Figure 30.26 Cross-section of Niigata V26FX engine

Compact and highly rigid engines were sought by the Japanese designer from a monobloc structure fabricated from nodular cast iron, with the extensive use of light alloy elements contributing to a modest overall weight. Engine width was minimized by adopting a V60-degree cylinder bank and overall length reduced by minimizing the distance between cylinders while maintaining the required bearing width.

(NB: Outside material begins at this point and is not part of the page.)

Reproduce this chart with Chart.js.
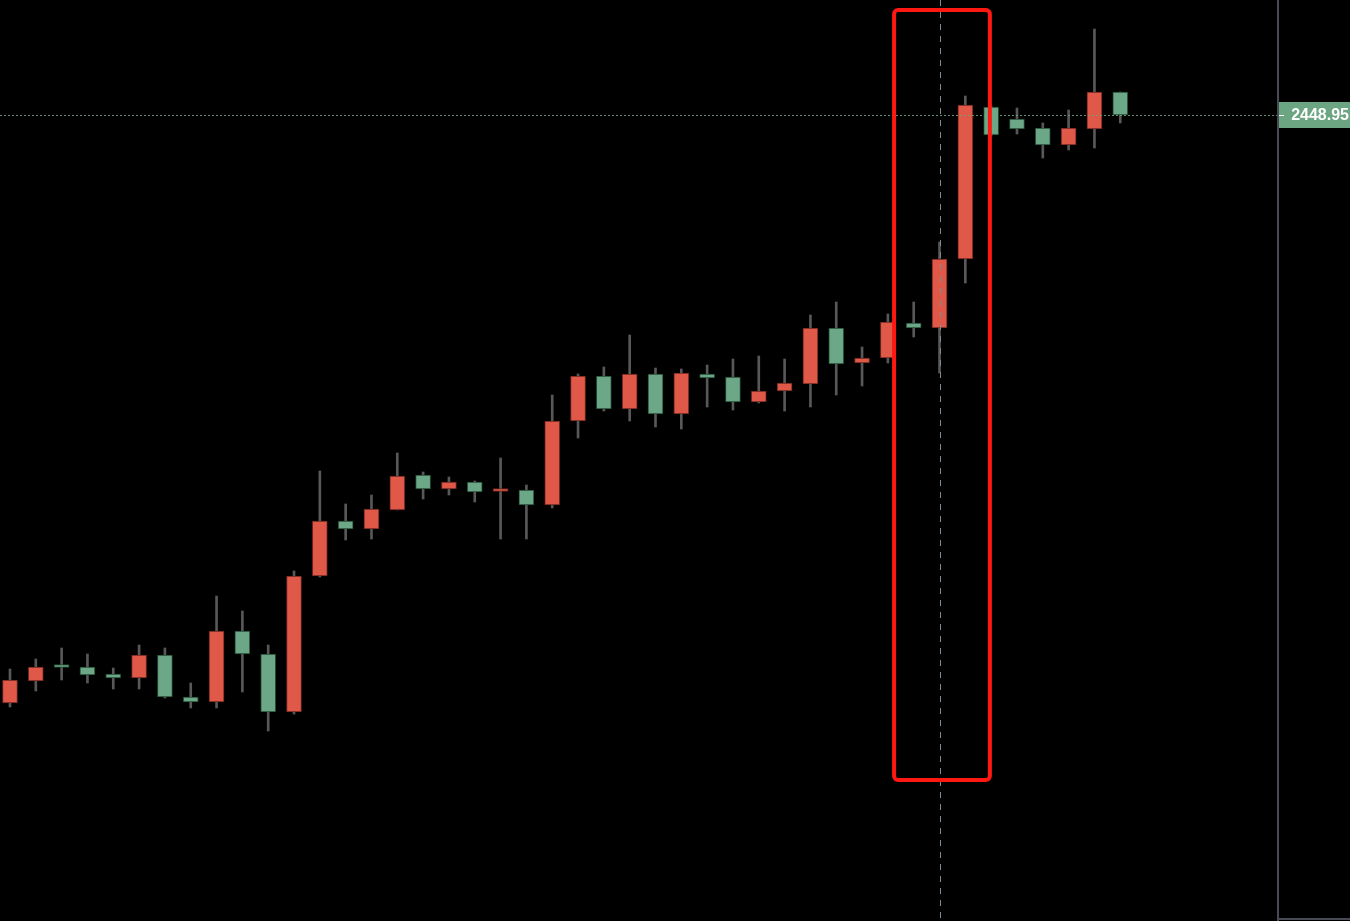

A one-piece nodular cast iron piston was specified for the V16FX engine, but the higher mechanical and thermal stresses imposed by the cylinder pressure parameters of the V20FX 'Blue Arrow' engine influenced the selection of a component with a steel crown and aluminium skirt for the larger design. A bore cooling-type oil gallery structure on the crown reduces the temperature of the piston at higher mean effective pressures. Higher cylinder pressures also foster increased piston blow-by, calling for a high sealing capability and wear resistance from the piston rings. A chromium-ceramic coated top ring contributes to these properties, while an anti-polishing ring in the top of the cylinder liner yields a lower lube oil consumption rate.

An output ceiling of 7200 kW at 1300 rev/min from the Niigata high speed engine portfolio is provided by the 18-cylinder version of the 260 mm bore V26FX design. A monobloc frame of high tensile strength ductile cast iron and the use of light alloy parts where appropriate contribute to rigidity and light weight from a compact envelope.